A new bill signed into law by California Gov. Jerry Brown on Sunday will require the state’s Department of Public Health to separate data it collects by ethnicity or ancestry for members of AAPI groups.
The disaggregation bill – known as AB-1726, or the Accounting for Health and Education in API Demographics (AHEAD) Act – will help better show the disparities in health care for Southeast Asians and Pacific Islanders, two groups that commonly get left out, according to civil rights groups who view the new law as a win.
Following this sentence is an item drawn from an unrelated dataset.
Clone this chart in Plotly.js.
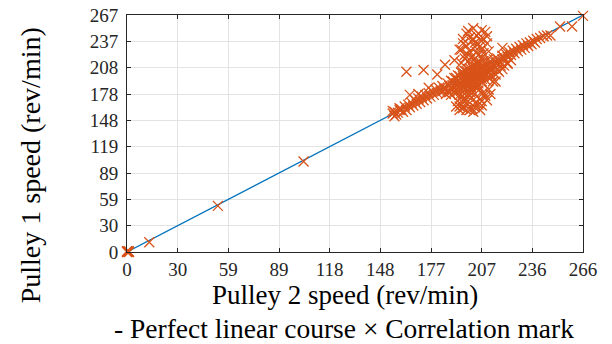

For example, an analysis of U.S. Census data by Asian Americans Advancing Justice found that 14 percent of the Asian American community lacks health insurance. Broken down by ethnic groups, a divide rises – while 8 percent of Japanese Americans are uninsured, 27 percent of Korean Americans lack insurance.
4. But there are also key differences among Asian Americans on many issues like domestic violence #AB1726 pic.twitter.com/FfPtuACyCZ
— AAPI Data (@AAPIData) August 20, 2016
In the 90s, California required data be collected in 11 different AAPI categories, according to the office of Democratic Assemblyman Rob Bonta, the bill’s sponsor. Now, 10 additional ethnic groups – Bangladeshi, Hmong, Indonesian, Malaysian, Pakistani, Sri Lankan, Taiwanese, Thai, Fijian and Tongan Americans – have been added to that list.
A handful of Asian American advocacy groups, including the Asian & Pacific Islander American Health Forum (APIAHF), Empowering Pacific Islander Communities (EPIC), and Southeast Asia Resource Action Center (SEARAC), helped Bonta with efforts to pass the bill. A hashtag, #AllCACounts, was launched last month on social media.
“AB 1726 will give us a clearer pathway to formulate policy focused on positive outcomes for our specific API communities,” Bonta told NBC News.
However, some members of the AAPI community disagree with the bill because it only targets Asian communities to be split up by ethnicity, rather than doing so with every race.
“I disagree with the way we finely divide the Asian community into specific subcategories when we don’t do the same thing to the other ethnic groups,” Lily Ding, a committee member of the Silicon Valley Chinese Association, told NBC.